• REQUIRED WORK:
Exactly retype the lines of the material from its first line to the line with "(jp) at (212,240);", including both.

====== GIVEN DATA ======

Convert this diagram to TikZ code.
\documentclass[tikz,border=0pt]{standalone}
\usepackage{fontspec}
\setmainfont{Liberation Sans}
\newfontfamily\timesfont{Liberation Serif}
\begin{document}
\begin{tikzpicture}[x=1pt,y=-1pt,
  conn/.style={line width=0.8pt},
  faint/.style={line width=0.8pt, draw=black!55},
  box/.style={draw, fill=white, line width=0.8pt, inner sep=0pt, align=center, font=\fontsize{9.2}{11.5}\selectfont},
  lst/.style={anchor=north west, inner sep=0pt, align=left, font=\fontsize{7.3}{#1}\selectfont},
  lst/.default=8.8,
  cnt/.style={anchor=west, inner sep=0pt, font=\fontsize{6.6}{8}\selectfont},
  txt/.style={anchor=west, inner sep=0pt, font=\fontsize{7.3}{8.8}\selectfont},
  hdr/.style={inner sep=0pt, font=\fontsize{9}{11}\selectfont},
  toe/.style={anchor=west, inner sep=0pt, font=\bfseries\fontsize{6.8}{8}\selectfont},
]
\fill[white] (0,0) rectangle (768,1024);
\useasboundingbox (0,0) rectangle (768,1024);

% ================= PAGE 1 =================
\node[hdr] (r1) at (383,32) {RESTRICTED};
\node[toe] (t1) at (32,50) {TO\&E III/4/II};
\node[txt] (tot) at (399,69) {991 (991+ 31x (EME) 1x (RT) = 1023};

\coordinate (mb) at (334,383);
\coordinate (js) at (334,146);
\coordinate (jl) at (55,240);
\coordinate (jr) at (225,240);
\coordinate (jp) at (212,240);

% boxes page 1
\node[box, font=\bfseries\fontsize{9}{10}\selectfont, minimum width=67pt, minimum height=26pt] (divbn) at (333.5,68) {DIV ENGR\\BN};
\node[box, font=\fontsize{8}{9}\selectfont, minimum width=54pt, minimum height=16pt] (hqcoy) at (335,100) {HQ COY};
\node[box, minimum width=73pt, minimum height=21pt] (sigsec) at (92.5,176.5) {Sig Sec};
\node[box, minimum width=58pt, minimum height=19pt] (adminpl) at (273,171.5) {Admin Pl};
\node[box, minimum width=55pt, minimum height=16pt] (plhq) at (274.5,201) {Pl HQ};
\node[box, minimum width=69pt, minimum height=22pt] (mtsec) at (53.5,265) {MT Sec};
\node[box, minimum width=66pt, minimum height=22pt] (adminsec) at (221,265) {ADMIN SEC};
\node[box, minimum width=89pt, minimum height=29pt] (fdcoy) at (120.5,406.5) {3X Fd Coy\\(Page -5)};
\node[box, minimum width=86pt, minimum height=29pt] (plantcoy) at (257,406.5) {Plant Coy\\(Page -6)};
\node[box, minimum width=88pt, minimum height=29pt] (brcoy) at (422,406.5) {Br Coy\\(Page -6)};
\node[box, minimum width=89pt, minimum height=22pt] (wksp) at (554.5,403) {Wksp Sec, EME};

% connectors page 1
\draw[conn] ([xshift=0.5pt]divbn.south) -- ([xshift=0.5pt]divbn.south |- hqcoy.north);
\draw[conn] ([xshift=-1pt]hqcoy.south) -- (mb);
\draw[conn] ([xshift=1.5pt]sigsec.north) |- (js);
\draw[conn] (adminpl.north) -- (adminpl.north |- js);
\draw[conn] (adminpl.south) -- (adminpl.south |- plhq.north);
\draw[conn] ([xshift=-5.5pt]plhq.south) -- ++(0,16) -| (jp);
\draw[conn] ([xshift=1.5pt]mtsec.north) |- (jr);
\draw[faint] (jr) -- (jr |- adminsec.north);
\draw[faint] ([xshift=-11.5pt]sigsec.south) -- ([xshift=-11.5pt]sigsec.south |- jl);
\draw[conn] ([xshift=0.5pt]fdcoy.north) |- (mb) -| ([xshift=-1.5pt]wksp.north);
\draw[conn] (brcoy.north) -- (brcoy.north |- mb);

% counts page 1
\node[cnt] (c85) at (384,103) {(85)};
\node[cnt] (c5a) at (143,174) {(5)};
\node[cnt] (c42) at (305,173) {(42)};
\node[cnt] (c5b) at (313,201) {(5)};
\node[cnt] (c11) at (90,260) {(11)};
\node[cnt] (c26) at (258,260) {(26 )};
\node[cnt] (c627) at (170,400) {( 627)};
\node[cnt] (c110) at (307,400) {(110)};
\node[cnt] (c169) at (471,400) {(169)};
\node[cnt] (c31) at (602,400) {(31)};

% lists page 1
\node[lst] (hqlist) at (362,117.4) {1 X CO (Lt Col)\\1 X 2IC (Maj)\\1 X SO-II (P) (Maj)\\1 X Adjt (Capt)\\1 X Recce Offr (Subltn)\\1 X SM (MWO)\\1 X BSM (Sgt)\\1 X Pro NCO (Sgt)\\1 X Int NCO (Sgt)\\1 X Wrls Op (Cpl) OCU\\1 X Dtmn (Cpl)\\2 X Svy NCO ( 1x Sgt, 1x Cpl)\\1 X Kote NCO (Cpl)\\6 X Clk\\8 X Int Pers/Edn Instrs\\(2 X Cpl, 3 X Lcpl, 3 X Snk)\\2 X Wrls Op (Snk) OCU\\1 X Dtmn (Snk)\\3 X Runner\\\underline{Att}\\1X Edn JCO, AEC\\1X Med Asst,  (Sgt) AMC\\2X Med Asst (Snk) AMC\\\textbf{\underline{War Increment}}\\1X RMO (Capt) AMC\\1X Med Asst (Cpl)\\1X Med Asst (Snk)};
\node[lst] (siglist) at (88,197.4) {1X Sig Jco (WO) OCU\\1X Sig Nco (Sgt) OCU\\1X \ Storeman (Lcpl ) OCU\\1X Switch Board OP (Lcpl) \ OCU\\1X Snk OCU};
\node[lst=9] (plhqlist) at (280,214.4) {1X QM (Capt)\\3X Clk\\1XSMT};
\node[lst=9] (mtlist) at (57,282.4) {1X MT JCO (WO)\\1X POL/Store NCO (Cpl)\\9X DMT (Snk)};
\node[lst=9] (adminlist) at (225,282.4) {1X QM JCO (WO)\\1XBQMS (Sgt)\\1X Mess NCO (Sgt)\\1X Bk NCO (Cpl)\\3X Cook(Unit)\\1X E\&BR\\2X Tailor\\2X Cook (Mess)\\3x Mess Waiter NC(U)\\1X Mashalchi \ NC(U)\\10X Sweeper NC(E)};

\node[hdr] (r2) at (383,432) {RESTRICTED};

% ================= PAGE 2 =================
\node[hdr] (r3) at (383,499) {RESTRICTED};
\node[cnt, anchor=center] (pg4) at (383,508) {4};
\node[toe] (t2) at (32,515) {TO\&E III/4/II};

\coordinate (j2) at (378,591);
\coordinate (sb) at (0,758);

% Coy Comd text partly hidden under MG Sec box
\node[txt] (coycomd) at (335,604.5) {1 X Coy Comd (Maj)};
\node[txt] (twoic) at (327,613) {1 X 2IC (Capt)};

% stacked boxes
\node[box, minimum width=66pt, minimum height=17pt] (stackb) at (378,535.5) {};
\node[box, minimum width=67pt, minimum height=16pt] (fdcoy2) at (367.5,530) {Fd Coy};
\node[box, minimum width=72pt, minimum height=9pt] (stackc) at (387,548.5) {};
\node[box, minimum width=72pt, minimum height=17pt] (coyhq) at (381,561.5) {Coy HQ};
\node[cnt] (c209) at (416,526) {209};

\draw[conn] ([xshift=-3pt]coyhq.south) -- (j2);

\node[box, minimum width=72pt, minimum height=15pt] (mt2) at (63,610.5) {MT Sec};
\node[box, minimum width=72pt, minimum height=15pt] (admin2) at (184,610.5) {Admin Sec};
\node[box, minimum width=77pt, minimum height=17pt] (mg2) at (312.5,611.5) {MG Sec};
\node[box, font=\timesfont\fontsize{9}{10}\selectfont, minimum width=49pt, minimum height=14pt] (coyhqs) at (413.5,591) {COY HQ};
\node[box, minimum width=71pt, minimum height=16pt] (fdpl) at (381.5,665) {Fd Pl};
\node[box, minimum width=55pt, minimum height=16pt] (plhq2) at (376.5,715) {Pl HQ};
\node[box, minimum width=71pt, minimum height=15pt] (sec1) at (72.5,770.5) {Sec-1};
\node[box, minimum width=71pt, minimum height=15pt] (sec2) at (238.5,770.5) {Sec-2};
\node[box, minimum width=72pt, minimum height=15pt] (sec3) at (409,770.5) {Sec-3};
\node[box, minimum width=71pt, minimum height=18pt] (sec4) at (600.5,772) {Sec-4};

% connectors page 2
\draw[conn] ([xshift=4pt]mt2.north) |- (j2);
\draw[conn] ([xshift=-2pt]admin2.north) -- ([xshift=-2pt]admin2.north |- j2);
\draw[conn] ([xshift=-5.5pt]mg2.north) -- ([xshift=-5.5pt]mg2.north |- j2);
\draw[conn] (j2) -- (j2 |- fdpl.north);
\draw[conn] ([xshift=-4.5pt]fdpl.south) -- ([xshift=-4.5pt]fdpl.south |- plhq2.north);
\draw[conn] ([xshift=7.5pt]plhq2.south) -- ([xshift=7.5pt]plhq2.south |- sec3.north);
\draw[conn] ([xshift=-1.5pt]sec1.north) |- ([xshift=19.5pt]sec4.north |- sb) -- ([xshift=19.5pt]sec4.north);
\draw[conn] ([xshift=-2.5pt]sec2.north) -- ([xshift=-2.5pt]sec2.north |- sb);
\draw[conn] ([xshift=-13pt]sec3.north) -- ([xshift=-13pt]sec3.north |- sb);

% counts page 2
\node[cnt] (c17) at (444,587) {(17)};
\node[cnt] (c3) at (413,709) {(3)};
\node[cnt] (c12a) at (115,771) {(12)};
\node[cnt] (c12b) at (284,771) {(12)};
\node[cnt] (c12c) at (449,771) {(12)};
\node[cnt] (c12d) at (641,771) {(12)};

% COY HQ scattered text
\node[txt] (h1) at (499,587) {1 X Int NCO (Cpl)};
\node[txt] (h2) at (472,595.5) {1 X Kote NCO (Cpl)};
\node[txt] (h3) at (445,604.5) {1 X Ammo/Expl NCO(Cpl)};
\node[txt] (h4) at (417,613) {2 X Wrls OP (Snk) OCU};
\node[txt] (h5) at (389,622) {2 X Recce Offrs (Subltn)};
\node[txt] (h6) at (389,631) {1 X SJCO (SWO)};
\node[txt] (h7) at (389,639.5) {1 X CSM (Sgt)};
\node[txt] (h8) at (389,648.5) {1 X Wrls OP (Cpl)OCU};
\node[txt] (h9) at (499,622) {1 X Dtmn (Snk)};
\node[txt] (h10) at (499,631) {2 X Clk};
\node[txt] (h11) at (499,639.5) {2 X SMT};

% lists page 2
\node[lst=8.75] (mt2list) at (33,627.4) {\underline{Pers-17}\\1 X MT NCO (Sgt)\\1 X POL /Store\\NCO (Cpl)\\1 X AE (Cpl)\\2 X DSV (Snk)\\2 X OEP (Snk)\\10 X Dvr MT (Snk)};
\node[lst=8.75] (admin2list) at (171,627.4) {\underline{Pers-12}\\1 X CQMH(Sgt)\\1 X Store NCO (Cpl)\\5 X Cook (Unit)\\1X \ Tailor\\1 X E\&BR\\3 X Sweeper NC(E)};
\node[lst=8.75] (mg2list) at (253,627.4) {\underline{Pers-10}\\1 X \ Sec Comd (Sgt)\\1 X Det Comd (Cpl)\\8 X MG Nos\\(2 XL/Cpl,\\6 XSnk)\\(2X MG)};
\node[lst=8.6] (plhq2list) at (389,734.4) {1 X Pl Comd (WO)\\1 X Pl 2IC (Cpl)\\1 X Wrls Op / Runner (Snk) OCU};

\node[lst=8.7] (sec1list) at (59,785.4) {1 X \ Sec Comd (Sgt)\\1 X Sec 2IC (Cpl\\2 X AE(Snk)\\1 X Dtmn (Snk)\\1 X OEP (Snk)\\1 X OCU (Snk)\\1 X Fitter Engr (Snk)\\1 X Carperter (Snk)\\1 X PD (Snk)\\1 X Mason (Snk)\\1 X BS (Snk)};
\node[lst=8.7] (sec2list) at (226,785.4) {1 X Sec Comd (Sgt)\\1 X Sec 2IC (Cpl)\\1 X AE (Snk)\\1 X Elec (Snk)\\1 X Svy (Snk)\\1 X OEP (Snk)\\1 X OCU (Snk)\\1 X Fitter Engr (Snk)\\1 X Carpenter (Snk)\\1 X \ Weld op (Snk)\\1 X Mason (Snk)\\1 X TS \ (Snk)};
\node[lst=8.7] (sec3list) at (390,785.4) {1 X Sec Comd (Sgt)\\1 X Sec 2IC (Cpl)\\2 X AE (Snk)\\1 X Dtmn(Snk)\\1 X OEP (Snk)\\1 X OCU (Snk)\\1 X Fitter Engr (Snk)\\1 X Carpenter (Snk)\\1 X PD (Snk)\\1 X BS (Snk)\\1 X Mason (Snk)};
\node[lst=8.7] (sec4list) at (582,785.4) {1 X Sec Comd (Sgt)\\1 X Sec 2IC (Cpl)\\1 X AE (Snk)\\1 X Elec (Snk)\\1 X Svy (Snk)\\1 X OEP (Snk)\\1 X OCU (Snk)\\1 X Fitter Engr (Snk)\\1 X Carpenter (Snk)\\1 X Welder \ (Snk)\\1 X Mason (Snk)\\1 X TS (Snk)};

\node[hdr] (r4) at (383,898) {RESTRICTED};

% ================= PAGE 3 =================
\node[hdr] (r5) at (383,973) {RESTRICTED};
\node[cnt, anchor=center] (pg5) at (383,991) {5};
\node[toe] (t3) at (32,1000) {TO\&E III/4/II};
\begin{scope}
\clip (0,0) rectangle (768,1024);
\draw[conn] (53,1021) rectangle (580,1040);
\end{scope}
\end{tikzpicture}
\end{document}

======

• TASK RESULT:
Convert this diagram to TikZ code.
\documentclass[tikz,border=0pt]{standalone}
\usepackage{fontspec}
\setmainfont{Liberation Sans}
\newfontfamily\timesfont{Liberation Serif}
\begin{document}
\begin{tikzpicture}[x=1pt,y=-1pt,
  conn/.style={line width=0.8pt},
  faint/.style={line width=0.8pt, draw=black!55},
  box/.style={draw, fill=white, line width=0.8pt, inner sep=0pt, align=center, font=\fontsize{9.2}{11.5}\selectfont},
  lst/.style={anchor=north west, inner sep=0pt, align=left, font=\fontsize{7.3}{#1}\selectfont},
  lst/.default=8.8,
  cnt/.style={anchor=west, inner sep=0pt, font=\fontsize{6.6}{8}\selectfont},
  txt/.style={anchor=west, inner sep=0pt, font=\fontsize{7.3}{8.8}\selectfont},
  hdr/.style={inner sep=0pt, font=\fontsize{9}{11}\selectfont},
  toe/.style={anchor=west, inner sep=0pt, font=\bfseries\fontsize{6.8}{8}\selectfont},
]
\fill[white] (0,0) rectangle (768,1024);
\useasboundingbox (0,0) rectangle (768,1024);

% ================= PAGE 1 =================
\node[hdr] (r1) at (383,32) {RESTRICTED};
\node[toe] (t1) at (32,50) {TO\&E III/4/II};
\node[txt] (tot) at (399,69) {991 (991+ 31x (EME) 1x (RT) = 1023};

\coordinate (mb) at (334,383);
\coordinate (js) at (334,146);
\coordinate (jl) at (55,240);
\coordinate (jr) at (225,240);
\coordinate (jp) at (212,240);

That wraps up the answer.